We represent this treatise as an "Interdisciplinary" scientific endeavor. The reader is implored to consider the hypothetical solutions presented here within the context of the specific scientific field that relate to the evidence.

We are quite aware that the response from an archaeologist to any hypothesis that their specific dig site may have been overburdened with 10 meters of ejecta as: "Astronomers would need to agree there were impacts before I would entertain this".

Similarly, the geologist would insist that the learned archaeologist has deemed the Cahokia mounds to be man-made, regardless of the physical evidence, so that there is no need to look further. As for the Astronomers, they are virtually powerless to interpret the physical history of the Earth. They would tend to pass the task onto the geologist, who has already indicated ....

An obvious question is "Why has no one noticed all this overlain ejecta, and the 'power washed' landscape?" In the August 2003 issue of Physics Today, Spencer Weart discussed the topic of The Discovery of Rapid Climate Change. He makes a case for why the sudden shifts in climate - now documented - were overlooked for so long. Researchers had no expectation, so they did not look at the data in a granularity that would show the behavior. Instead, a gradual evolution is seen, where researchers expected significant change required eons but found millennia change, and when they looked for the millennia details they found changes within centuries.  Only after looking for century-resolution data did they note the near-instantaneous changes.

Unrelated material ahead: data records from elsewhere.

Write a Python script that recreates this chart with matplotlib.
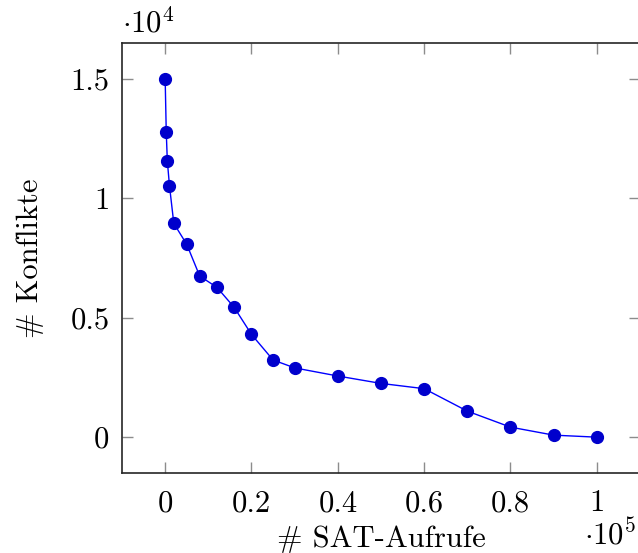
import numpy as np
import matplotlib
matplotlib.use("Agg")
import matplotlib.pyplot as plt

plt.rcParams['font.family'] = 'cmr10'
plt.rcParams['mathtext.fontset'] = 'cm'
plt.rcParams['axes.formatter.use_mathtext'] = True

# SAT-Aufrufe vs. Konflikte
sat_calls = [0, 250, 500, 1000, 2000, 5000, 8000, 12000, 16000, 20000, 25000,
             30000, 40000, 50000, 60000, 70000, 80000, 90000, 100000]
conflicts = [15000, 12780, 11560, 10520, 8950, 8070, 6745, 6270, 5430, 4300, 3230,
             2900, 2560, 2250, 2030, 1090, 420, 85, 0]

x_ticks = [0, 0.2, 0.4, 0.6, 0.8, 1]
x_ticklabels = ['0', '0.2', '0.4', '0.6', '0.8', '1']
y_ticks = [0, 0.5, 1, 1.5]
y_ticklabels = ['0', '0.5', '1', '1.5']

x = np.array(sat_calls) / 1e5
y = np.array(conflicts) / 1e4

fig = plt.figure(figsize=(6.38, 5.53), dpi=100)
ax = fig.add_axes([122/638, 1 - 473/553, (640 - 122)/638, (473 - 43)/553])

ax.plot(x, y, color='#0000ff', lw=1.0, marker='o', markersize=8.5,
        markerfacecolor='#0000cc', markeredgecolor='#0000cc', zorder=3)

ax.set_xlim(-0.1, 1.1)
ax.set_ylim(-0.15, 1.65)
ax.set_xticks(x_ticks)
ax.set_xticklabels(x_ticklabels)
ax.set_yticks(y_ticks)
ax.set_yticklabels(y_ticklabels)

ax.tick_params(direction='in', length=8, width=1, color='0.55', labelsize=22,
               top=True, right=True)
ax.tick_params(axis='x', pad=12)
ax.tick_params(axis='y', pad=9)
for sp in ax.spines.values():
    sp.set_linewidth(1.2)
    sp.set_color('0.15')

ax.set_xlabel('# SAT-Aufrufe', fontsize=22, labelpad=6)
ax.set_ylabel('# Konflikte', fontsize=22, labelpad=19)

fig.text(122/638, 1 - 38/553, r'$\cdot 10^4$', fontsize=22, ha='left', va='bottom')
fig.text(584/638, 1 - 551/553, r'$\cdot 10^5$', fontsize=22, ha='left', va='bottom')

fig.savefig('out.png', dpi=100)
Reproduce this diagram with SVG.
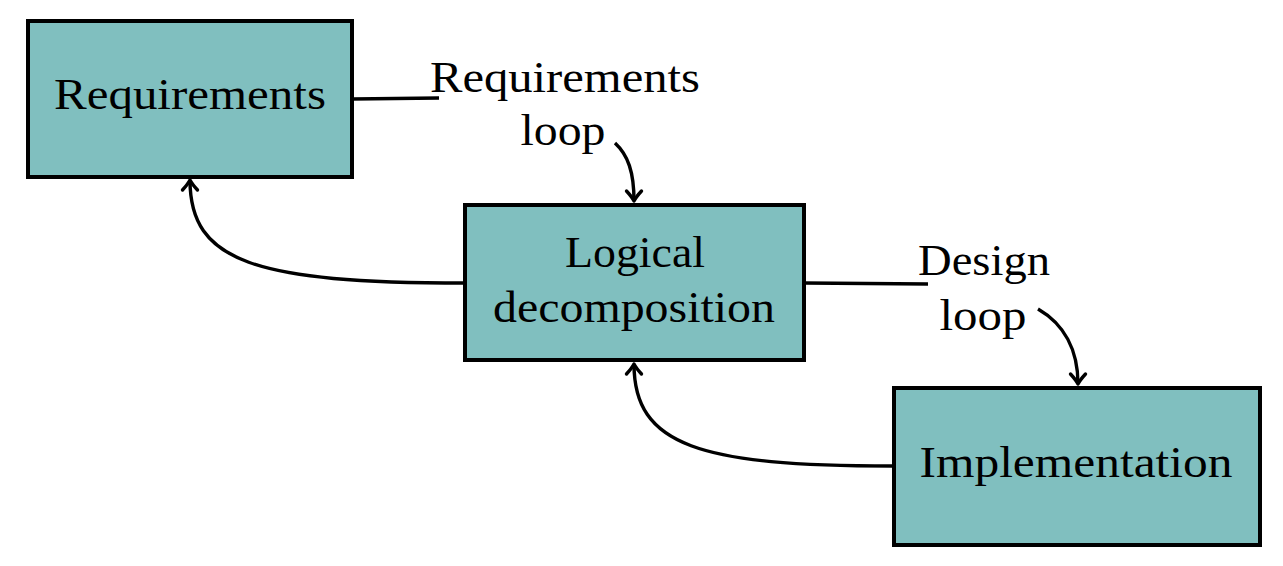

Our goal is to spark interest in this theory among members of various professions. All we ask is that our conjecture is given a passing thought when an enigmatic or anomalous situation is encountered. We presented a poster, below, at the 2006 AGU meeting in Baltimore.

poster_small linker

In the past year, two groups of scientists have attempted to resolve some aspects of the historical and geological record by leveraging cometary impacts.

The Holocene Impact Working Group has been researching on-shore geological structures which may have been created by large cometary impact-driven tsunamis. An interesting article describing their work is available at the New York Times.

At the Spring 2007 American Geophysical Union meeting in Acapulco, Mexico, a group of 25 researchers produced evidence of abrupt climate change at the end of the last Ice Age. The onset of a period of cooling in Northern Europe and elswhere known as the Younger Dryas Event interrupted the gradual warming and coincided with the loss of much of the megafauna and human activity in North America. A YouTube video of the AGU press conference is available. This group is referred to as the Younger Dryas Impact Group

The four scientists answer questions and discuss their analysis of a buried layer at sites from California to Belgium which reveals materials including metallic microspherules, carbon spherules, nanodiamonds, fullerenes, charcoal, and soot. The layer's composition may indicate that a massive body, possibly a comet, exploded in the atmosphere over the Laurentide Ice Sheet 12,900 years ago.


There are two additional groups of individuals who are attempting to understand the foggy relationship between our cultural heritage and the physical manifestations of the earth's evolution using Science rather than Mythology. A primary goals of this treatise is to introduce the hypothesis to these groups, as they have demonstrated a tolerance for radical and unusually bizarre theories.